- [Job]: Leave out the pictures, then output the lines of the records below from the first through the one containing "import matplotlib.pyplot as plt".

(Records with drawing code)
--- --- ---

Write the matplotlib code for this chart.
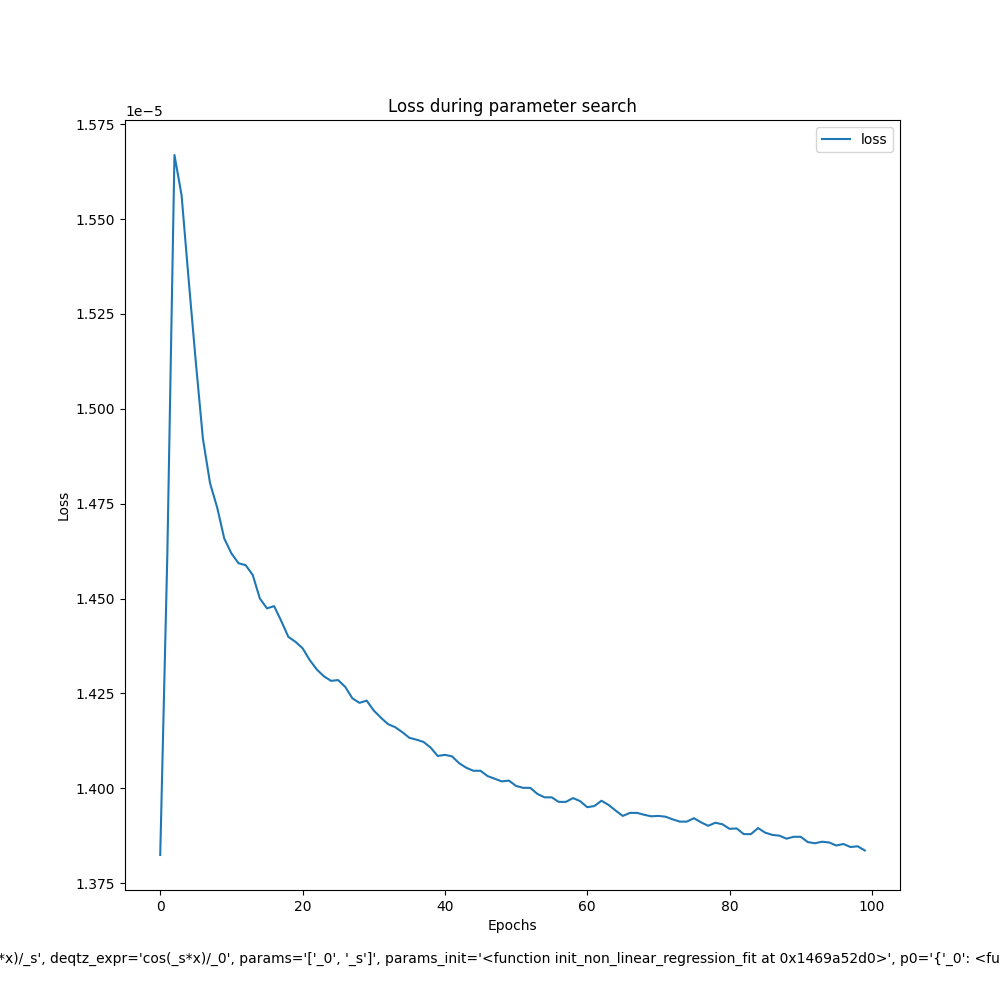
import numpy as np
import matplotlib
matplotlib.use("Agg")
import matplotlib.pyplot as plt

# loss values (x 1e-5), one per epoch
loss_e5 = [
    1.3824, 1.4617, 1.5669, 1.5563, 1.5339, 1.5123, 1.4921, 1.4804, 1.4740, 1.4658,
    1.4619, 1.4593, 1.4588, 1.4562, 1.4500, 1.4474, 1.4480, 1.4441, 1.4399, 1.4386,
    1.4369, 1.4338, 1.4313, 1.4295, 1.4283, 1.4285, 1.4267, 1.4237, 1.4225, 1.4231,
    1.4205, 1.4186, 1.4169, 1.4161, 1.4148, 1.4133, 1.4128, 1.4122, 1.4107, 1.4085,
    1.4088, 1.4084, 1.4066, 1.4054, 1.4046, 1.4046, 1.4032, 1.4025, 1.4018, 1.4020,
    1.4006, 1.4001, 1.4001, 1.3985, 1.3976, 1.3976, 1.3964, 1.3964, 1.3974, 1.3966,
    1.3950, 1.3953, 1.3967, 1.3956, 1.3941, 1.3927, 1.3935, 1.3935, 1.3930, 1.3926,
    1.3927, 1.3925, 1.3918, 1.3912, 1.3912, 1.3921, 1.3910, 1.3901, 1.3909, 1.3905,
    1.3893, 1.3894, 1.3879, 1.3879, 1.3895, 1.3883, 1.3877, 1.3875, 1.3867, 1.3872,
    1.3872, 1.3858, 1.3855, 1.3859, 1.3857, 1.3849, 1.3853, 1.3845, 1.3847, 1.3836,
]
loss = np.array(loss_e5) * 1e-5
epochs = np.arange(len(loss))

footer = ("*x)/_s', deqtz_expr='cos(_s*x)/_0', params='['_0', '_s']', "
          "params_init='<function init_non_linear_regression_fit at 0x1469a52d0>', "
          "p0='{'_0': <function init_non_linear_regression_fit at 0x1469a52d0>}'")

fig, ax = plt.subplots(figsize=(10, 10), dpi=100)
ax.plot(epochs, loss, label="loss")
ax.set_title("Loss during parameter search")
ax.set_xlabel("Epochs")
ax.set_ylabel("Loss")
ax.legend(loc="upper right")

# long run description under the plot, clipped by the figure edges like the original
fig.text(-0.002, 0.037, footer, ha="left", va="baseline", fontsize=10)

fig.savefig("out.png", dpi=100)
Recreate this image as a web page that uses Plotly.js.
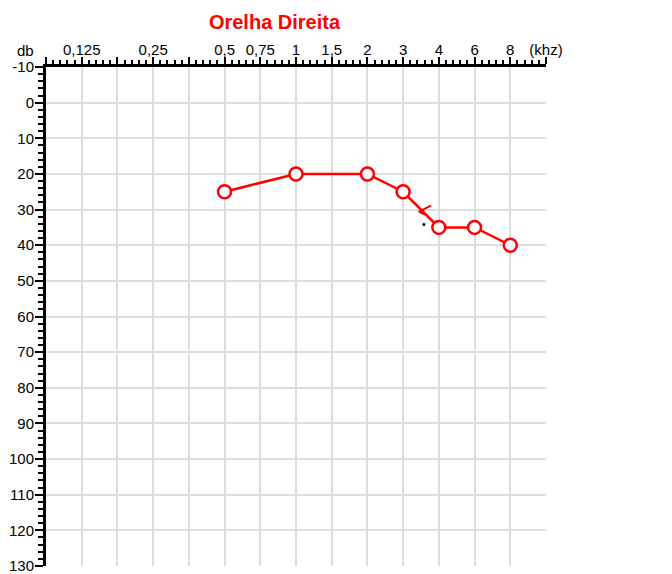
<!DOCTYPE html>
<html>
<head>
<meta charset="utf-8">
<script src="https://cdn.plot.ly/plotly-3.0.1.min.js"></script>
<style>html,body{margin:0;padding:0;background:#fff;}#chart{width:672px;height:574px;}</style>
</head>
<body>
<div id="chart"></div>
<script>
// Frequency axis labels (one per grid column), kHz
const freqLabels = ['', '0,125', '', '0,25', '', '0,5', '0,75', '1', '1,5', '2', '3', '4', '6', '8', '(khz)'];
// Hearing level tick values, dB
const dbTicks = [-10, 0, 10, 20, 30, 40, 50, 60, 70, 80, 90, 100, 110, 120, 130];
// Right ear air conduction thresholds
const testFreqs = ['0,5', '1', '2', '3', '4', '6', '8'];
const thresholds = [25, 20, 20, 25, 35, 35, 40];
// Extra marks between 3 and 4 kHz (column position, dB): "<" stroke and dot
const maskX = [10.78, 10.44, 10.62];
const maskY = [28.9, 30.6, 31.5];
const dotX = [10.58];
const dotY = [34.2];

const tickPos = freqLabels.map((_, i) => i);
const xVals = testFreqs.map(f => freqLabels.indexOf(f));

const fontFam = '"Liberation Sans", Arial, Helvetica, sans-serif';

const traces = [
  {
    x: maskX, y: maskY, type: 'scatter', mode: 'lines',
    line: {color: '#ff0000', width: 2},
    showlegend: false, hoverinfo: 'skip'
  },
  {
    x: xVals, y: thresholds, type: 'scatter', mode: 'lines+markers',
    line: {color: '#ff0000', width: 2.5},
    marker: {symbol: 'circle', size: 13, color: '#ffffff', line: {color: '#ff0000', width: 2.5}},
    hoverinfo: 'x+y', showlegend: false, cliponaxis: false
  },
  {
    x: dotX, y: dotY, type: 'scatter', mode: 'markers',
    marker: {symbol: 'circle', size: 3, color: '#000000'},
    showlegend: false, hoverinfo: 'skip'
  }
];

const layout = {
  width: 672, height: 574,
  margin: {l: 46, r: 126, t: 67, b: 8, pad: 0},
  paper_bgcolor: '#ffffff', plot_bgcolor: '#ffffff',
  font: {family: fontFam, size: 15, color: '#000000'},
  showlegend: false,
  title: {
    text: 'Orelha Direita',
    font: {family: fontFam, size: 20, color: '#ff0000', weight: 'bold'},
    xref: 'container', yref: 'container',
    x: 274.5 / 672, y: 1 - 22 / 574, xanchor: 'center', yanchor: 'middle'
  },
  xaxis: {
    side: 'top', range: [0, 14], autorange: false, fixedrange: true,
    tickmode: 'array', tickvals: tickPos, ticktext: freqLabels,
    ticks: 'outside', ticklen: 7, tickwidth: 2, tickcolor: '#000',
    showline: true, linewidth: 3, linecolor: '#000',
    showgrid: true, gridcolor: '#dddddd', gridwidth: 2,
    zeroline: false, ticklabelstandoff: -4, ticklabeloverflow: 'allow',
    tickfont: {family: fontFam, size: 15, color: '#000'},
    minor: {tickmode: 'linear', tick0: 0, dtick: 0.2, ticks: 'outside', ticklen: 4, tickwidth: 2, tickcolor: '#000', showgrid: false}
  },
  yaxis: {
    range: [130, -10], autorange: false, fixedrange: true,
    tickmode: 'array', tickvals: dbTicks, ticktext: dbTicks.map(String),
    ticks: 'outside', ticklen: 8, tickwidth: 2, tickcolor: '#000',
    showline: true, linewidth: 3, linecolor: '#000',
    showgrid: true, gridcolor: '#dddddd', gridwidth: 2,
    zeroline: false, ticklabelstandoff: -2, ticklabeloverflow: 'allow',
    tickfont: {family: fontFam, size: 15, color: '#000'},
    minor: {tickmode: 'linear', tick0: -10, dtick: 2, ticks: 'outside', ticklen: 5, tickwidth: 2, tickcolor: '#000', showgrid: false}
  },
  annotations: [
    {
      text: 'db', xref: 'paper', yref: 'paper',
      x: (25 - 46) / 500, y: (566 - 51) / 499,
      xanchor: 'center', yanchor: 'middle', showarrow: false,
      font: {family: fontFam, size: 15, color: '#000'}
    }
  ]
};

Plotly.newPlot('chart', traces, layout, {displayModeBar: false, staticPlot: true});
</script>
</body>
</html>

--- --- ---

- [Response]:
Write the matplotlib code for this chart.
import numpy as np
import matplotlib
matplotlib.use("Agg")
import matplotlib.pyplot as plt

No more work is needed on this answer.